Transverse Mercator

Producer Field Guide

Producer Field Guide

Transverse Mercator is similar to the Mercator projection except that the axis of the projection cylinder is rotated 90° from the vertical (polar) axis. The contact line is then a chosen meridian instead of the Equator, and this central meridian runs from pole to pole. It loses the properties of straight meridians and straight parallels of the standard Mercator projection (except for the central meridian, the two meridians 90° away, and the Equator).






Meridians are complex curves concave toward a straight central meridian that is tangent to the globe. The straight central meridian intersects the Equator and one meridian at a 90° angle.


Parallels are complex curves concave toward the nearest pole; the Equator is straight.

Graticule spacing

Parallels are spaced at their true distances on the straight central meridian. Graticule spacing increases away from the tangent meridian. The graticule retains the property of conformality.

Linear scale

Linear scale is true along the line of tangency, or along two lines equidistant from, and parallel to, the line of tangency.


Where the north-south dimension is greater than the east west dimension.

Used as base for USGS 1:250,000-scale series, and for some of 7.5-minute and 15-minute quadrangles of National Topographic Map Series.

Transverse Mercator also loses the straight rhumb lines of the Mercator map, but it is a conformal projection. Scale is true along the central meridian or along two straight lines equidistant from, and parallel to, the central meridian. It cannot be edge-joined in an east-west direction if each sheet has its own central meridian.

In the United States, Transverse Mercator is the projection used in the State Plane coordinate system for states with predominant north-south extent. The entire Earth from 84°N to 80°S is mapped with a system of projections called the Universal Transverse Mercator.
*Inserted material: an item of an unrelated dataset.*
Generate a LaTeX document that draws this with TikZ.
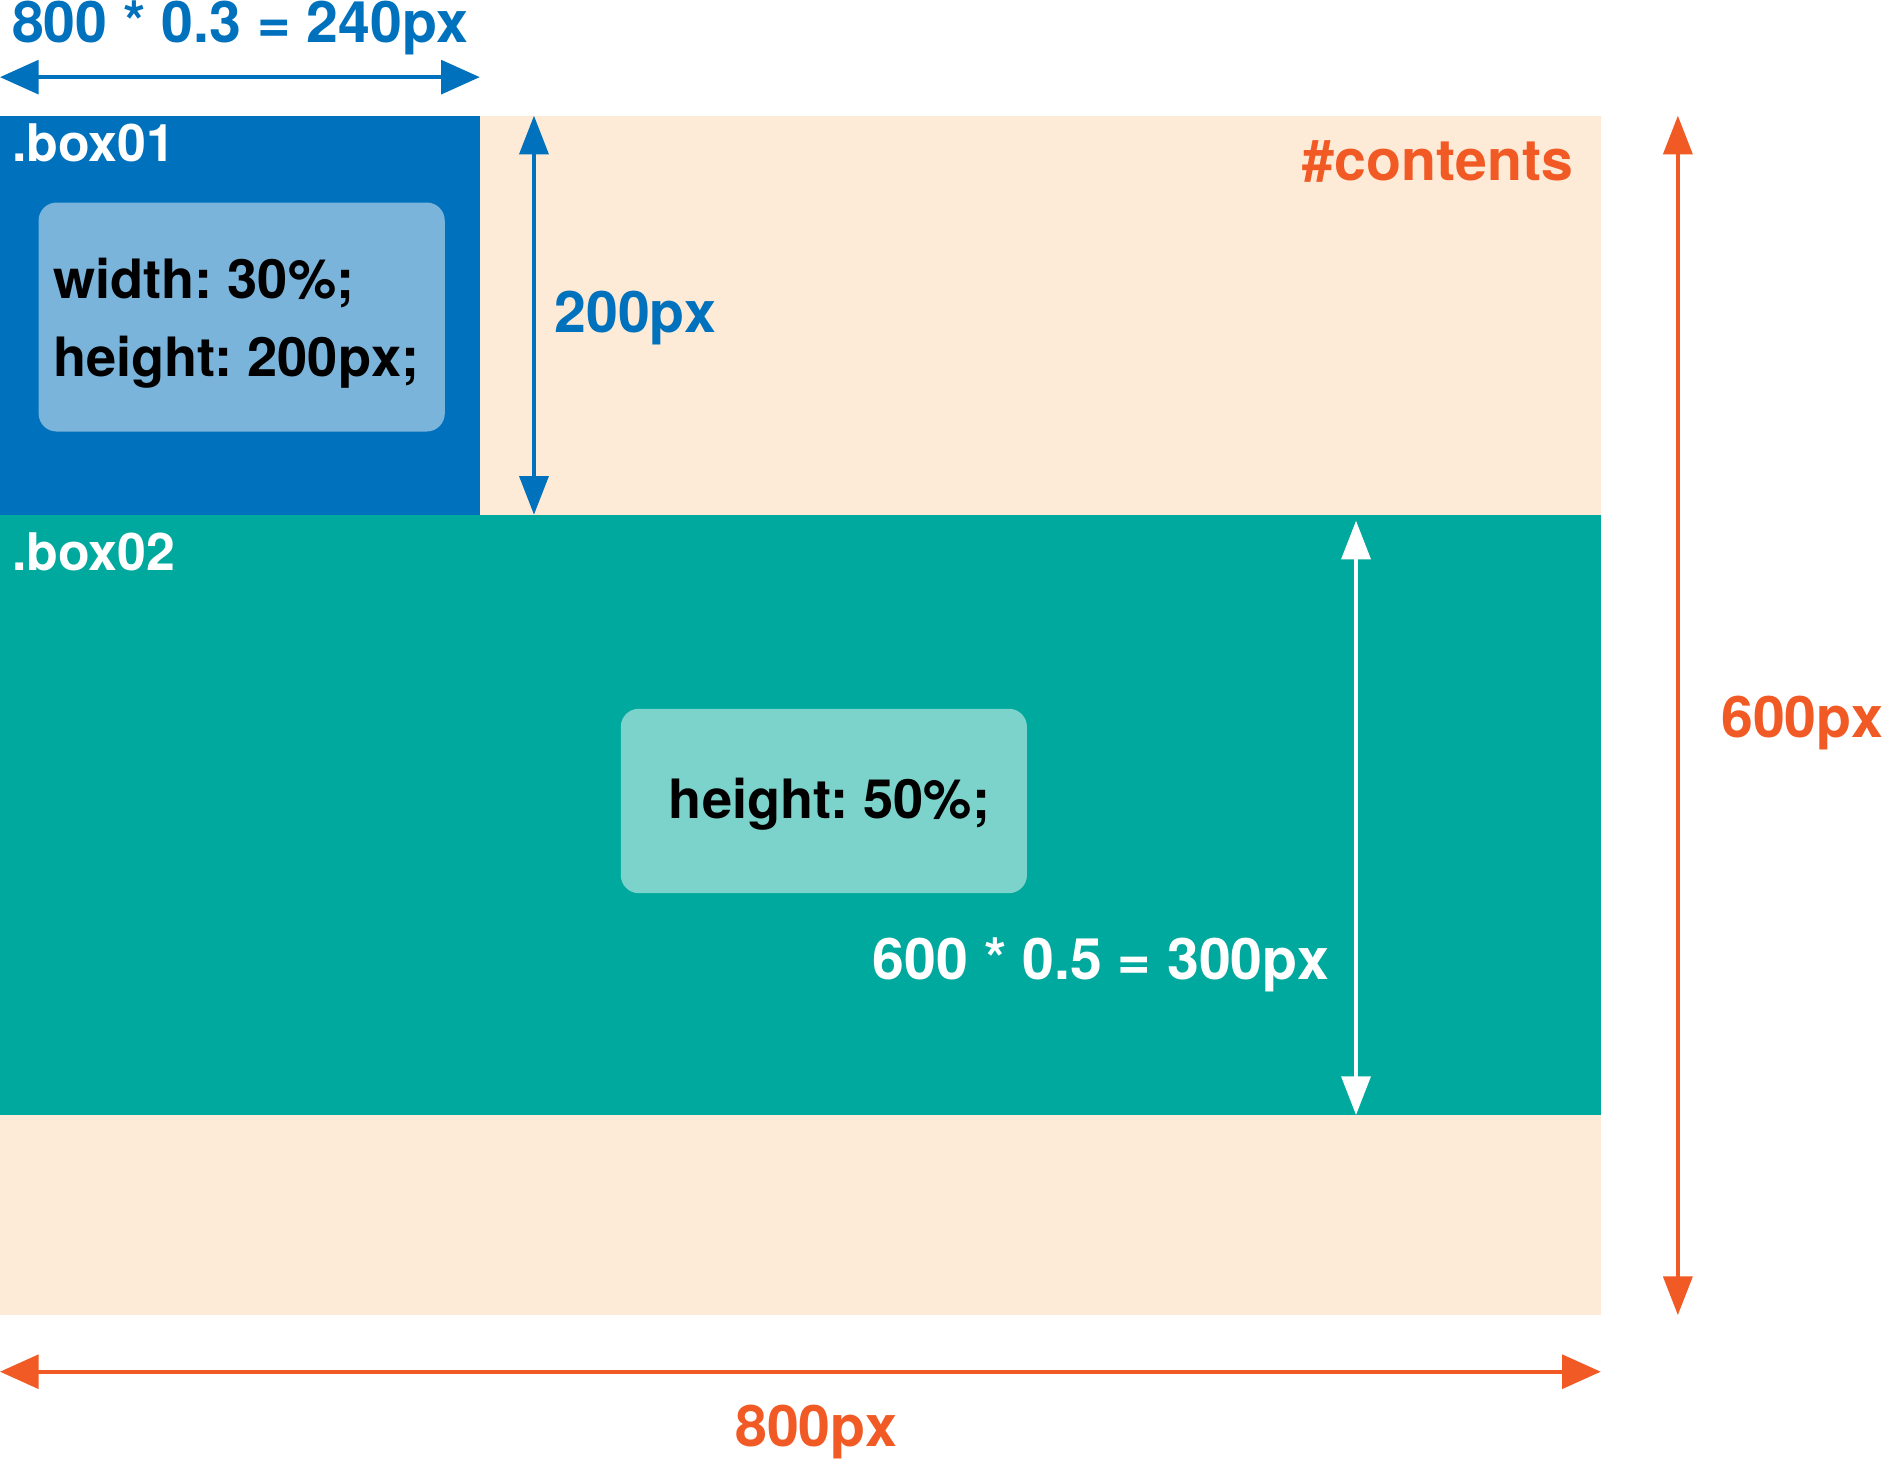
\documentclass[tikz,border=0pt]{standalone}
\usepackage{fontspec}
\setmainfont{TeX Gyre Heros}
\usetikzlibrary{arrows.meta}
\definecolor{cblue}{HTML}{0071BC}
\definecolor{clblue}{HTML}{7BB4DA}
\definecolor{cbg}{HTML}{FDEBD7}
\definecolor{cteal}{HTML}{00A99D}
\definecolor{clteal}{HTML}{7CD3CC}
\definecolor{corange}{HTML}{F15A24}
\frenchspacing
\begin{document}
\begin{tikzpicture}[x=1pt,y=-1pt,
  area/.style={anchor=north west, inner sep=0pt, outer sep=0pt, draw=none},
  inbox/.style={area, rounded corners=15pt},
  dimtext/.style={inner sep=0pt, outer sep=0pt, font=\bfseries\fontsize{47.5}{52}\selectfont},
  csstext/.style={inner sep=0pt, outer sep=0pt, font=\bfseries\fontsize{45}{49}\selectfont, text=black},
  boxtext/.style={inner sep=0pt, outer sep=0pt, font=\bfseries\fontsize{43}{47}\selectfont, text=white},
  dimarrow/.style={line width=3pt, {Triangle[length=32pt,width=28pt]}-{Triangle[length=32pt,width=28pt]}},
  vdimarrow/.style={line width=3pt, {Triangle[length=32pt,width=24pt]}-{Triangle[length=32pt,width=24pt]}}
]
\useasboundingbox (0,0) rectangle (1568,1218);
\fill[white] (0,0) rectangle (1568,1218);

% areas
\node[area, fill=cbg, minimum width=1328pt, minimum height=995pt] (contents) at (0,96) {};
\node[area, fill=cblue, minimum width=398pt, minimum height=331pt] (box01) at (0,96) {};
\node[area, fill=cteal, minimum width=1328pt, minimum height=498pt] (box02) at (0,427) {};
\node[inbox, fill=clblue, minimum width=337pt, minimum height=190pt] (in01) at (32,168) {};
\node[inbox, fill=clteal, minimum width=337pt, minimum height=153pt] (in02) at (515,588) {};

% labels
\node[boxtext, anchor=base west] (lb01) at (10,134) {.box01};
\node[boxtext, anchor=base west] (lb02) at (10,473) {.box02};
\node[dimtext, text=corange, anchor=base east] (lcont) at (1305,150) {\#contents};
\node[csstext, anchor=base west] (w30) at (44,248) {width: 30\%;};
\node[csstext, anchor=base west] (h200) at (44,312) {height: 200px;};
\node[csstext, anchor=base west] (h50) at (555,679) {height: 50\%;};

% dimension arrows
\coordinate (a1) at (0,64);
\coordinate (a2) at (398,64);
\draw[dimarrow, cblue] (a1) -- (a2);
\node[dimtext, text=cblue, anchor=base west] (l240) at (10,35) {800 * 0.3 = 240px};

\coordinate (b1) at (443,96);
\coordinate (b2) at (443,427);
\draw[vdimarrow, cblue] (b1) -- (b2);
\node[dimtext, text=cblue, anchor=base west] (l200) at (460,276) {200px};

\coordinate (c1) at (1125,432);
\coordinate (c2) at (1125,925);
\draw[vdimarrow, white] (c1) -- (c2);
\node[dimtext, text=white, anchor=base east] (l300) at (1103,813) {600 * 0.5 = 300px};

\coordinate (d1) at (1392,96);
\coordinate (d2) at (1392,1091);
\draw[line width=3pt, corange, {Triangle[length=32pt,width=24pt]}-{Triangle[length=32pt,width=24pt]}] (d1) -- (d2);
\node[dimtext, text=corange, anchor=base west] (l600) at (1428,612) {600px};

\coordinate (e1) at (0,1138);
\coordinate (e2) at (1328,1138);
\draw[dimarrow, corange] (e1) -- (e2);
\node[dimtext, text=corange, anchor=base west] (l800) at (610,1200) {800px};
\end{tikzpicture}
\end{document}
This projection contains this unique parameter:

Scale factor at central meridian

Designate the desired scale factor at the central meridian. This parameter is used to modify scale distortion. A value of one indicates true scale only along the central meridian. It may be desirable to have true scale along two lines equidistant from and parallel to the central meridian, or to lessen scale distortion away from the central meridian. A factor of less than, but close to one is often used.